Most Favored Nation discusses the movement for tariff
revision under Republican administrations in the critical years
preceding World War I. Paul Wolman shows how and why some
Republicans turned away from their party's -- and the nation's --
traditional tariff reduction and revision. Wolman describes how the
revisionists of this period developed a comprehensive program that
sought to replace the "logrolling" system of protectionist interest
trading that had prevailed in the United States since the 1860s. In
its place they proposed a multiple-rate tariff embodying
substantial reductions; commercial reciprocity agreements,
especially with Germany, France, and Canada; and a "scientific"
tariff administered by a commission.
According to Wolman, all revisionists hoped to further American
leadership in an open-door world economy. But as their movement
developed, revisionists split into two competing groups. One group,
the "radical" revisionists, wished to use lower tariffs to restrain
the growing power of corporations. Led by agricultural implement
manufacturer H.E. Miles of Wisconsin, the radical revisionists
hoped that freer importation of goods such as steel bars and
billets would break the growing strangehold of U.S. Steel and
International Harvester on markets for intermediate goods and
restore more competitive pricing.
The second group, or "cooperationists," accepted the emerging
hegemony of large corporations, which were beginning to supplant
traditional American propriety enterprises.
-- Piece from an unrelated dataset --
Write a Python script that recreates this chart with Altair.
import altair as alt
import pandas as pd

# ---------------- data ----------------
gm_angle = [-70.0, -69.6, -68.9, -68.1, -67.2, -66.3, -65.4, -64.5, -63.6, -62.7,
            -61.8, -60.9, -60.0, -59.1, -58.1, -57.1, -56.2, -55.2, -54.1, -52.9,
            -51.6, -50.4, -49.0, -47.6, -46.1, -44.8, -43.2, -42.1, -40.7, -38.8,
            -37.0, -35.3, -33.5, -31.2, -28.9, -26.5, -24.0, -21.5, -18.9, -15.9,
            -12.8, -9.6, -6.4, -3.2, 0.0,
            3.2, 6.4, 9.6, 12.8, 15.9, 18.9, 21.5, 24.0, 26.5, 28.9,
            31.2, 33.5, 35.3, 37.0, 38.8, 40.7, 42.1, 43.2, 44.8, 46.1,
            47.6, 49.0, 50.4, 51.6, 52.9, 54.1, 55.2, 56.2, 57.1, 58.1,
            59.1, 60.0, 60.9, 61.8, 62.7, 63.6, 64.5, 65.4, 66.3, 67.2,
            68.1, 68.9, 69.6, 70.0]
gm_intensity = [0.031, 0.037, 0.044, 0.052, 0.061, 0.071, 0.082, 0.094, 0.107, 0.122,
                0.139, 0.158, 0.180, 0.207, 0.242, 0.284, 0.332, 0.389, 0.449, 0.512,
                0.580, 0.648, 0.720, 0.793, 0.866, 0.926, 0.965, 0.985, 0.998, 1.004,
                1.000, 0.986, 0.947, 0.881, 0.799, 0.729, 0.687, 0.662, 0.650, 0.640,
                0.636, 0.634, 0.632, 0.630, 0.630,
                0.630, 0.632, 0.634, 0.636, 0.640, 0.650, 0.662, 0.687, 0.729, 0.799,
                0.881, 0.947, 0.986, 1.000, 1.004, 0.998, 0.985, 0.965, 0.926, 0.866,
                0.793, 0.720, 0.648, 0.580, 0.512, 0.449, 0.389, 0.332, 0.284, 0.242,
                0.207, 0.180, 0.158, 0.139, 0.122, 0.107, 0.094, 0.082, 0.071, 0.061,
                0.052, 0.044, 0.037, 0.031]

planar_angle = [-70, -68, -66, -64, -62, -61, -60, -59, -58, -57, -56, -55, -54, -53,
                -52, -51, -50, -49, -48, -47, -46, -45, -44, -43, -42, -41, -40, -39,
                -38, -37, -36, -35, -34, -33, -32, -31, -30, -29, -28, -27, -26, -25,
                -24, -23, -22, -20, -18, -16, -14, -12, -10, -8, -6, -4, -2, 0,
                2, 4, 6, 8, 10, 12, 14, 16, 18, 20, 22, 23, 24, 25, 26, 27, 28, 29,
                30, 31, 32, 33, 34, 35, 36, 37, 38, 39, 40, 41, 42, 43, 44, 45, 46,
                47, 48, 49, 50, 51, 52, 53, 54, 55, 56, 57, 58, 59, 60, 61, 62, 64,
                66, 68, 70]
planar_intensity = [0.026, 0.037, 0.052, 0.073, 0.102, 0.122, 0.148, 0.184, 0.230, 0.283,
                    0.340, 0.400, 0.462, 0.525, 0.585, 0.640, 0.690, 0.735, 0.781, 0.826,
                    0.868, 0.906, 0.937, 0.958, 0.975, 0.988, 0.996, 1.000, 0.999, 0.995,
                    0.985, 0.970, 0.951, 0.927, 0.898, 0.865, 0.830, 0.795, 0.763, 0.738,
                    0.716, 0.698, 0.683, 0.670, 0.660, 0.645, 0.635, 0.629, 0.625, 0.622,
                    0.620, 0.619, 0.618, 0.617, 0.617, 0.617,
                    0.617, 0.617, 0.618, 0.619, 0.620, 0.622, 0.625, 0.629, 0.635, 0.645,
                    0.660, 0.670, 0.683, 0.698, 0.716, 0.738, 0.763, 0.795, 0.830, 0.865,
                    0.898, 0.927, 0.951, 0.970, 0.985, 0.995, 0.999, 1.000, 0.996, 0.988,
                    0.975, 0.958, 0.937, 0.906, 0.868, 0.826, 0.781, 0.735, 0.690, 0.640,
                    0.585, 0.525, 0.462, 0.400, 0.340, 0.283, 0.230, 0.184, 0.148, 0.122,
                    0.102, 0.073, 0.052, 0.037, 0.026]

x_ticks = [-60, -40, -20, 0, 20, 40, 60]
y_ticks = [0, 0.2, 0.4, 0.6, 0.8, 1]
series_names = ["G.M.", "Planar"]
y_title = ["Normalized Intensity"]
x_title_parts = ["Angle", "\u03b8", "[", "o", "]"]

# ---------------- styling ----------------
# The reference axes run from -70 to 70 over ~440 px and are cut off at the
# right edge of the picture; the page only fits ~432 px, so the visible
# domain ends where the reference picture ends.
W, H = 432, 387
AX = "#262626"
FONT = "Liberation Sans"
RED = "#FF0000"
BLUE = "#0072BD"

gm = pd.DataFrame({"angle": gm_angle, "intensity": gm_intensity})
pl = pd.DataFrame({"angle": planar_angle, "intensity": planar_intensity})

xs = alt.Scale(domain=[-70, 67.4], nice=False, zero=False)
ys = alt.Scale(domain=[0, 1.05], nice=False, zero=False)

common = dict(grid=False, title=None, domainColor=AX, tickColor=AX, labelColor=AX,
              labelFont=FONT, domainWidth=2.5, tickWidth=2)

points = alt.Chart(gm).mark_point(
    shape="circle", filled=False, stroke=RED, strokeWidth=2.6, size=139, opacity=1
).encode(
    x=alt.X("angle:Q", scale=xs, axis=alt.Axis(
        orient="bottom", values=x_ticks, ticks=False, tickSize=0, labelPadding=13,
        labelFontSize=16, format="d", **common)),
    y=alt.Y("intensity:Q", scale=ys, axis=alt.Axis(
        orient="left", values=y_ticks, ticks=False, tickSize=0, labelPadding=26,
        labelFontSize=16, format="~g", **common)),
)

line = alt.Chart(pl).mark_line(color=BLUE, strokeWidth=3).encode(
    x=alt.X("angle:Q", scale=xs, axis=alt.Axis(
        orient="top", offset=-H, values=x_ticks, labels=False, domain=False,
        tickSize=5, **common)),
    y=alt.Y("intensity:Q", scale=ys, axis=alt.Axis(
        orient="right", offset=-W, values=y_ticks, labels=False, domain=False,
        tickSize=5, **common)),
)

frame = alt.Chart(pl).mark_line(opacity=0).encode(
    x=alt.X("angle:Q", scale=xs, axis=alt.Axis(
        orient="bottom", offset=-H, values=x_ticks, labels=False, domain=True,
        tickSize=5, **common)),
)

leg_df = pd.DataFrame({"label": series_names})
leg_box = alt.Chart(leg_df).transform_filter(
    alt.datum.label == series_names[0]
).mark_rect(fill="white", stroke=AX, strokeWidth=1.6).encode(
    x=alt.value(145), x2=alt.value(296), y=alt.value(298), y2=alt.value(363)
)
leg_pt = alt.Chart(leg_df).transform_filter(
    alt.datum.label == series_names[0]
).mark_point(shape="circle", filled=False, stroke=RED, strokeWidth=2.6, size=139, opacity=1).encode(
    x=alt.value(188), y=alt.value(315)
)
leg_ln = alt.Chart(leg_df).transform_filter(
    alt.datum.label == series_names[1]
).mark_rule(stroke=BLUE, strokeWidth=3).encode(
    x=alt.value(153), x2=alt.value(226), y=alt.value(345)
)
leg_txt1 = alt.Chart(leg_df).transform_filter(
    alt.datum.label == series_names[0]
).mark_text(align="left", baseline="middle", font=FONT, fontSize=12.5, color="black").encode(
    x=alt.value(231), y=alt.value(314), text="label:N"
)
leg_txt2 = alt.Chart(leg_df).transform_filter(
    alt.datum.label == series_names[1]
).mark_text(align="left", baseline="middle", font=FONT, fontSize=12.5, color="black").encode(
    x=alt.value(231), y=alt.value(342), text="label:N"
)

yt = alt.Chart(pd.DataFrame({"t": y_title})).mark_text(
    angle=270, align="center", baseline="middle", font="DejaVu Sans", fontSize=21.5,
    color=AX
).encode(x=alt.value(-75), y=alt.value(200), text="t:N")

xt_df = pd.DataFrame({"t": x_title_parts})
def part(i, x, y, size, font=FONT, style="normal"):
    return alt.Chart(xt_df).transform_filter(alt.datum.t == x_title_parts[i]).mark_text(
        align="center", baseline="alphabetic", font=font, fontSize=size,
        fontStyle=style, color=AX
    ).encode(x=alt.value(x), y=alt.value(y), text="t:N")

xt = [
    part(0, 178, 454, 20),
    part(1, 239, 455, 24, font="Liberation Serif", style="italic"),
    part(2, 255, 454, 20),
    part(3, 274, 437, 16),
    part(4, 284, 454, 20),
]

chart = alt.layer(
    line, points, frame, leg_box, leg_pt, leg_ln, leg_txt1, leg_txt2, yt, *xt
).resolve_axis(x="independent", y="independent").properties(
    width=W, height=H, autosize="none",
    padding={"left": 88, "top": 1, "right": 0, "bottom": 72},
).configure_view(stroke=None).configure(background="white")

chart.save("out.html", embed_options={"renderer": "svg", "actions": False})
Encouraged by Theodore
Roosevelt and William Howard Taft, these revisionists worked to
rationalize the emerging corporate market system and U.S. foreign
commercial relations without promoting anticorporate activism.
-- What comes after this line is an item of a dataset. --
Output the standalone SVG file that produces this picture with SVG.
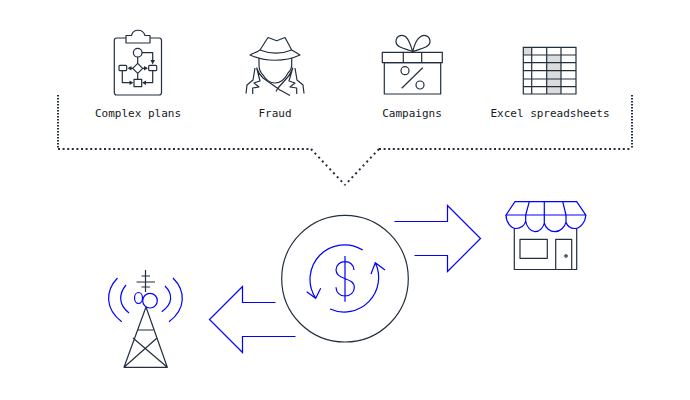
<svg xmlns="http://www.w3.org/2000/svg" width="690" height="400" viewBox="0 0 690 400">
<style>
.d{fill:none;stroke:#232f3e;stroke-width:1.2;stroke-linejoin:round}
.b{fill:none;stroke:#0000ff;stroke-width:1.2}
.t{font-family:"DejaVu Sans Mono","Liberation Mono",monospace;font-size:11px;fill:#16191f;text-anchor:middle}
.h{fill:#232f3e;stroke:none}
.o{fill:none;stroke:#232f3e;stroke-width:2}
</style>
<rect width="690" height="400" fill="#fff"/>
<g id="connectors">
<path class="o" stroke-dasharray="1.500 1.500" d="M58 95V149M632 95V149"/>
<path class="o" stroke-dasharray="2 2.600" d="M58 149H311M379 149H632"/>
<path class="o" stroke-dasharray="2 3.400" d="M311 149L345 185M379 149L345 185"/>
<path class="b" d="M394.500 221.500H447.500V205.500L480.500 238.500L447.500 271.500V255.500H414.500"/>
<path class="b" d="M295.500 336.500H242.500V352.500L209.500 319.500L242.500 286.500V302.500H275.500"/>
</g>
<g id="complex-plans">
<rect class="d" x="114.300" y="38" width="47.200" height="57" rx="2.500"/>
<path class="d" style="fill:#fff" d="M126 43H150V35.500H145C143 28.500 133 28.500 131.500 35.500H126Z"/>
<circle class="d" cx="137.700" cy="52.700" r="4.300"/>
<path class="d" d="M142 52.700H152.700V60M137.700 57V63.300M133 68.300H129M143 68.300H147M122.300 70.700V82.700H130M152.700 70.700V82.700H146M137.700 73.300V79.300"/>
<path class="d" d="M137.700 63.300L142.700 68.300L137.700 73.300L132.700 68.300Z"/>
<rect class="d" x="119" y="65.300" width="7.700" height="5.400" rx="1"/>
<rect class="d" x="148.700" y="65.300" width="8" height="5.400" rx="1"/>
<rect class="d" x="134" y="79.300" width="7.700" height="7.400"/>
<path class="h" d="M150.500 60H155L152.700 64.500ZM131.500 66V70.500L127.500 68.300ZM144 66V70.500L148 68.300ZM129.500 80.500V85L133.500 82.700ZM146 80.500V85L142 82.700Z"/>
<text class="t" x="138" y="117">Complex plans</text>
</g>
<g id="fraud">
<path class="d" d="M250 55C254 53 258 51.500 260 50L268 37.500L276.700 40.700L285 37.500L291.700 50C294 51.500 297 53 300 55C285 62 265 62 250 55Z"/>
<path class="d" d="M260 50C270 54 282 54 291.700 50"/>
<path class="d" d="M259 58V65C259 70 261 73 263 75C266 80 270 83 275 83C280 83 285 79 288 73C290 71 291.700 69 291.700 65V58"/>
<path class="d" d="M255 68L253 80L247 85L246 93.500M252.700 94V88L259 87L254 83L260 81L256.700 68C258 72 260 75 263 78L280 90L290 95.500"/>
<path class="d" d="M295 68L297 80L303 85L304 93.500M296.700 94V88L290 87L295 83L289 81L292.700 68C291 72 290 75 287 78L278 88L276 91.500"/>
<text class="t" x="275" y="117">Fraud</text>
</g>
<g id="campaigns">
<rect class="d" x="382.300" y="52.300" width="60" height="10.400"/>
<rect class="d" x="384.300" y="62.700" width="56.400" height="31.300"/>
<path class="d" d="M403.300 52.300V62.700M421.700 52.300V62.700"/>
<path class="d" d="M412.700 51.700C407 49 396 48 396 41.700C396 36 402 33.500 406 37C409 40 411 46 412.700 51.700C414 46 416 40 420 37C424 33.500 430 36 430 41.700C430 48 418 49 412.700 51.700Z"/>
<circle class="d" cx="405" cy="70.700" r="4"/>
<circle class="d" cx="420" cy="85" r="4"/>
<path class="d" d="M401.700 88.300L422.700 67.700"/>
<text class="t" x="412" y="117">Campaigns</text>
</g>
<g id="excel-spreadsheets">
<rect x="523.300" y="47.300" width="8.400" height="7.700" fill="#dcdcdc"/>
<rect x="546.700" y="55" width="14.300" height="39" fill="#dcdcdc"/>
<path d="M523.300 47.300H576V94H523.300ZM531.700 47.300V94M546.700 47.300V94M561 47.300V94M523.300 55H576M523.300 62.700H576M523.300 70.700H576M523.300 79H576M523.300 86.700H576" fill="none" stroke="#232f3e" stroke-width="1.200"/>
<text class="t" x="550" y="117">Excel spreadsheets</text>
</g>
<g id="exchange">
<circle class="d" cx="345" cy="278.700" r="63.300"/>
<path class="b" d="M345 256V301.700M354 270C354 265 350 261.700 345 261.700C340 261.700 336 265 336 270C336 275 340 277 345 278.700C350 280.500 354.300 282 354.300 287.500C354.300 292.500 350 296 345 296C340 296 336 292.500 336 287.300"/>
<path class="b" d="M362.700 250A34.500 34.500 0 0 0 315.700 298.300M306.700 291.700L315.700 298.300L320.700 288.300"/>
<path class="b" d="M330 309A34.500 34.500 0 0 0 375.300 262.700M371 274L375.300 262.700L385 270"/>
</g>
<g id="store">
<path class="d" d="M514.300 228V269.500H576.700V228M520 239.300H547.300V258.300H520ZM555.700 269.500V239.300H571.700V269.500"/>
<circle class="d" cx="566" cy="256" r="1.200"/>
<path class="b" d="M506 215L515 201.700H576.700L585.700 215ZM525.700 215L529.300 201.700M544.300 215V201.700M566 215L562.700 201.700M506 215C506 222 511 228.500 516 228.500C521 228.500 525 225 525.700 221M525.700 215V221C526.500 227 531 231.700 535 231.700C540 231.700 543.500 227 544.300 223M544.300 215V223C545.500 228 550 231.700 555 231.700C560 231.700 565 227 566 222M566 215V222C567 226 570 228.500 575 228.500C580 228.500 585.700 222 585.700 215"/>
</g>
<g id="tower">
<path class="d" d="M145.500 270V292M136.500 282H155M141.500 276H150M141.500 287H150"/>
<path class="d" d="M146 307L124 367.300H167.300ZM137.700 330H153.300M133 338L167.300 367.300M157 338L124 367.300"/>
<circle class="b" cx="150" cy="300.700" r="7.300"/>
<ellipse class="b" cx="138.500" cy="298" rx="4" ry="5.500"/>
<path class="b" d="M117.500 278C105 291 105 309 121.700 321.700M126 285C118.500 294 118.500 305 129 313M173 278C186 291 186 309 169 321.700M165 286C173 294 173 304 161.700 311.700"/>
</g>
</svg>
Wolman suggests that through both consensus and conflict, the
Republican revisionists of the McKinley, Roosevelt, and Taft era
laid the foundation for modern systems of liberal trade. In
detailing how they did so, Wolman offers new insights not only on
the tariff question but also on related concerns in U.S. foreign
economic policy, including business-state relations, corporate
development, international treaty making, and imperialism.